- _Recorded data_

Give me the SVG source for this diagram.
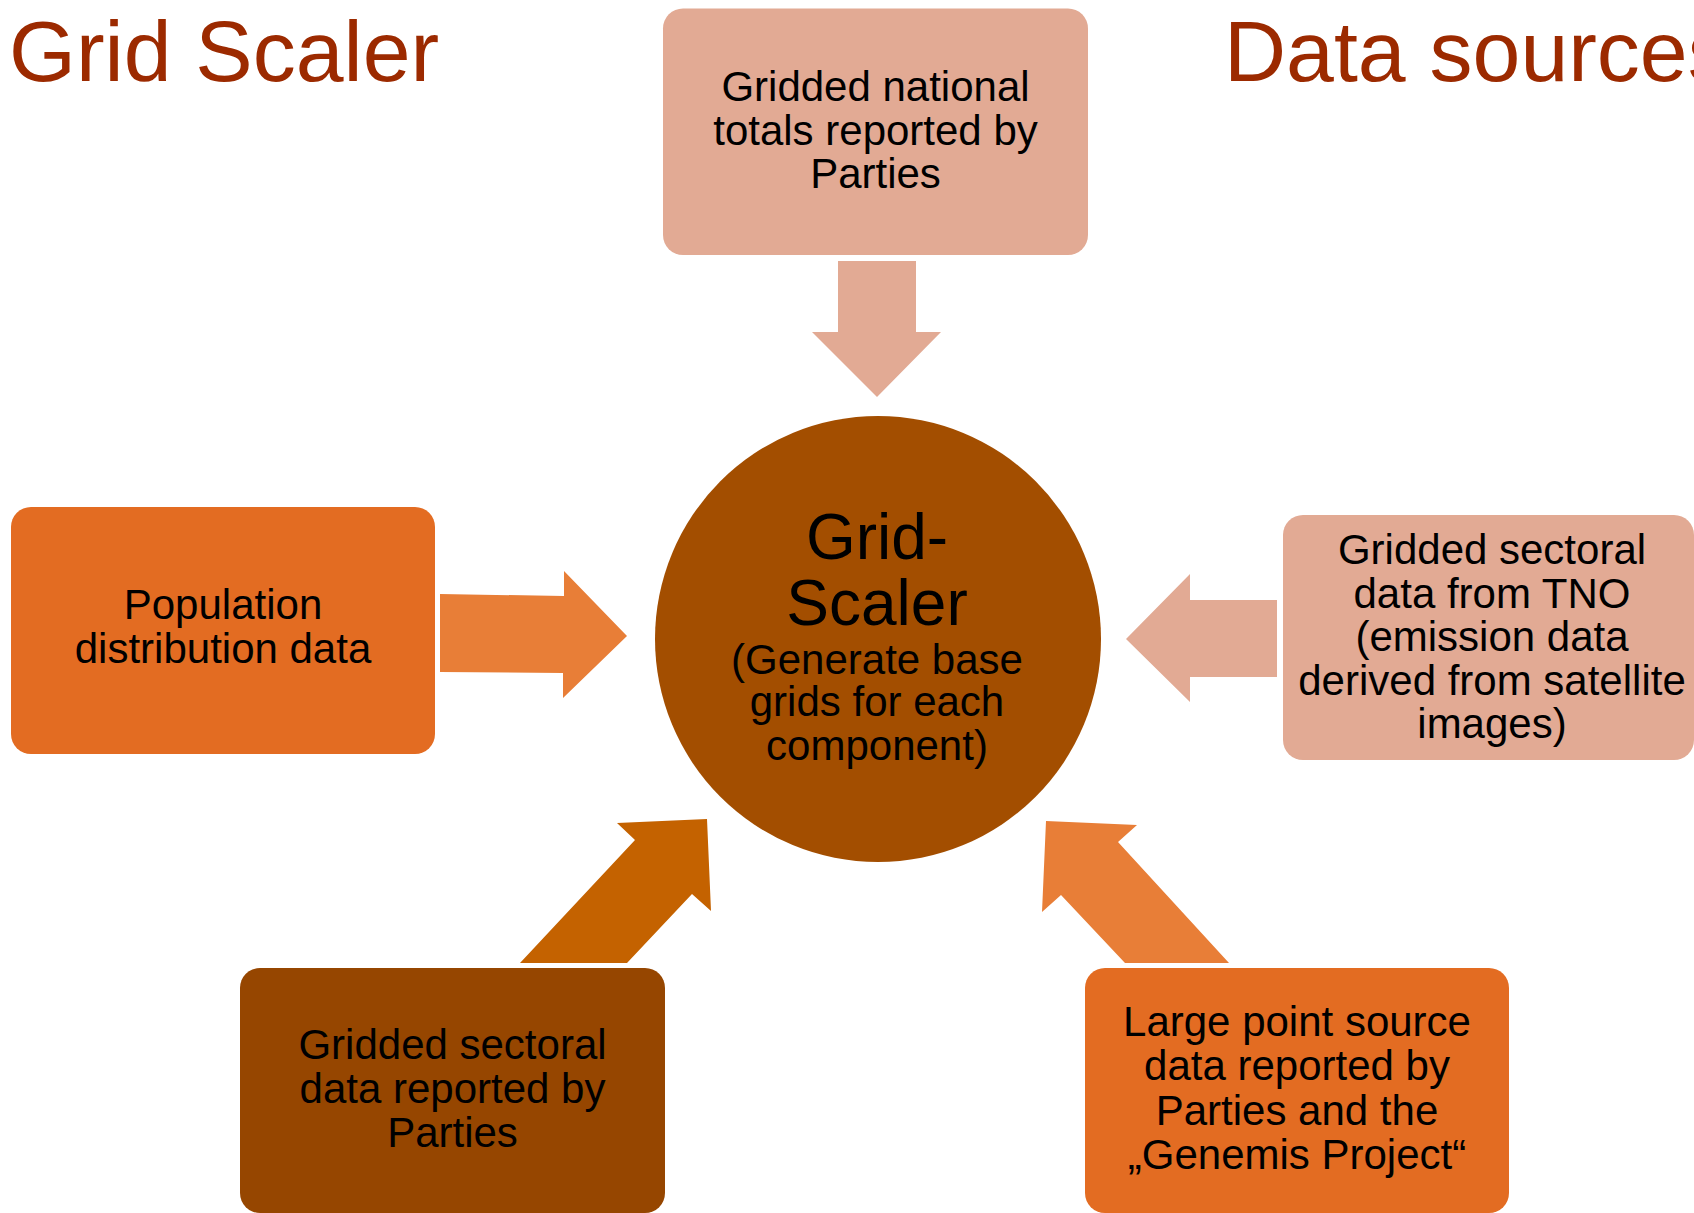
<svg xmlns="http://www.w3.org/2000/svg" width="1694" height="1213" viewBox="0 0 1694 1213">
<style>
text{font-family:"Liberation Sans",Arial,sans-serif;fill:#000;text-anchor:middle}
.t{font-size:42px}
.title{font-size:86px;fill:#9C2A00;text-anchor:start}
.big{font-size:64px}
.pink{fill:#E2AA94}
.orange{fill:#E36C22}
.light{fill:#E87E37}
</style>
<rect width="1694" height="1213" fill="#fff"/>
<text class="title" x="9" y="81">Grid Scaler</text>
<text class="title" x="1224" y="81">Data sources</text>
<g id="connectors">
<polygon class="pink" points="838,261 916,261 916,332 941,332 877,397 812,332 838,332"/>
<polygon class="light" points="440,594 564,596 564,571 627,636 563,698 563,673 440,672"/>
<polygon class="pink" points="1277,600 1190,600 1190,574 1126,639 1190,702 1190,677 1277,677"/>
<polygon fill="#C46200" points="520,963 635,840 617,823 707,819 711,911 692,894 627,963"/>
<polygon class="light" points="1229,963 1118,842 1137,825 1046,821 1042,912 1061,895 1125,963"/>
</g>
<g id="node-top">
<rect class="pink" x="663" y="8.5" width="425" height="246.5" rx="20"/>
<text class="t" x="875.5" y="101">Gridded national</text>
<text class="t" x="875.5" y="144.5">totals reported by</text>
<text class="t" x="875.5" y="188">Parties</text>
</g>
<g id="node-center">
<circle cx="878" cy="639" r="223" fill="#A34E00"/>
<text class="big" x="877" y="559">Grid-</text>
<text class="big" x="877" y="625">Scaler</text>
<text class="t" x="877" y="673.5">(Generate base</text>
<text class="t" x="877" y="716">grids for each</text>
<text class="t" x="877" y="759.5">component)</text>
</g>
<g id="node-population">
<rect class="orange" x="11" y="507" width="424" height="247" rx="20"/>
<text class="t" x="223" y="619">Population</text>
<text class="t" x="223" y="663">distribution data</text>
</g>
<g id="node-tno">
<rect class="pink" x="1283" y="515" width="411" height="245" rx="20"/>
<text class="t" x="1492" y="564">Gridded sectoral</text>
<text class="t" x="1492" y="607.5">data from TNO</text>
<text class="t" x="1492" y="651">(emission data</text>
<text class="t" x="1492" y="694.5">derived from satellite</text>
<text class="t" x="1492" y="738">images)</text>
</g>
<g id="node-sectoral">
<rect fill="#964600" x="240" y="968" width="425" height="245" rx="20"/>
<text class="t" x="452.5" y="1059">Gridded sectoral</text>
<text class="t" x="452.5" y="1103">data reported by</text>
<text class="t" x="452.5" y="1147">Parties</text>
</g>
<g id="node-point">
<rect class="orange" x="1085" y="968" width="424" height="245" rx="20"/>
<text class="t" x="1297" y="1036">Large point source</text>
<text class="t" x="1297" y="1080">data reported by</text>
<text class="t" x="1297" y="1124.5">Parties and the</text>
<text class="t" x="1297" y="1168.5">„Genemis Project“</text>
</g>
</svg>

- _What you are asked to do_
Leave out the pictures and retype every line above exactly.

- _Exercise answer_
Give me the SVG source for this diagram.
<svg xmlns="http://www.w3.org/2000/svg" width="1694" height="1213" viewBox="0 0 1694 1213">
<style>
text{font-family:"Liberation Sans",Arial,sans-serif;fill:#000;text-anchor:middle}
.t{font-size:42px}
.title{font-size:86px;fill:#9C2A00;text-anchor:start}
.big{font-size:64px}
.pink{fill:#E2AA94}
.orange{fill:#E36C22}
.light{fill:#E87E37}
</style>
<rect width="1694" height="1213" fill="#fff"/>
<text class="title" x="9" y="81">Grid Scaler</text>
<text class="title" x="1224" y="81">Data sources</text>
<g id="connectors">
<polygon class="pink" points="838,261 916,261 916,332 941,332 877,397 812,332 838,332"/>
<polygon class="light" points="440,594 564,596 564,571 627,636 563,698 563,673 440,672"/>
<polygon class="pink" points="1277,600 1190,600 1190,574 1126,639 1190,702 1190,677 1277,677"/>
<polygon fill="#C46200" points="520,963 635,840 617,823 707,819 711,911 692,894 627,963"/>
<polygon class="light" points="1229,963 1118,842 1137,825 1046,821 1042,912 1061,895 1125,963"/>
</g>
<g id="node-top">
<rect class="pink" x="663" y="8.5" width="425" height="246.5" rx="20"/>
<text class="t" x="875.5" y="101">Gridded national</text>
<text class="t" x="875.5" y="144.5">totals reported by</text>
<text class="t" x="875.5" y="188">Parties</text>
</g>
<g id="node-center">
<circle cx="878" cy="639" r="223" fill="#A34E00"/>
<text class="big" x="877" y="559">Grid-</text>
<text class="big" x="877" y="625">Scaler</text>
<text class="t" x="877" y="673.5">(Generate base</text>
<text class="t" x="877" y="716">grids for each</text>
<text class="t" x="877" y="759.5">component)</text>
</g>
<g id="node-population">
<rect class="orange" x="11" y="507" width="424" height="247" rx="20"/>
<text class="t" x="223" y="619">Population</text>
<text class="t" x="223" y="663">distribution data</text>
</g>
<g id="node-tno">
<rect class="pink" x="1283" y="515" width="411" height="245" rx="20"/>
<text class="t" x="1492" y="564">Gridded sectoral</text>
<text class="t" x="1492" y="607.5">data from TNO</text>
<text class="t" x="1492" y="651">(emission data</text>
<text class="t" x="1492" y="694.5">derived from satellite</text>
<text class="t" x="1492" y="738">images)</text>
</g>
<g id="node-sectoral">
<rect fill="#964600" x="240" y="968" width="425" height="245" rx="20"/>
<text class="t" x="452.5" y="1059">Gridded sectoral</text>
<text class="t" x="452.5" y="1103">data reported by</text>
<text class="t" x="452.5" y="1147">Parties</text>
</g>
<g id="node-point">
<rect class="orange" x="1085" y="968" width="424" height="245" rx="20"/>
<text class="t" x="1297" y="1036">Large point source</text>
<text class="t" x="1297" y="1080">data reported by</text>
<text class="t" x="1297" y="1124.5">Parties and the</text>
<text class="t" x="1297" y="1168.5">„Genemis Project“</text>
</g>
</svg>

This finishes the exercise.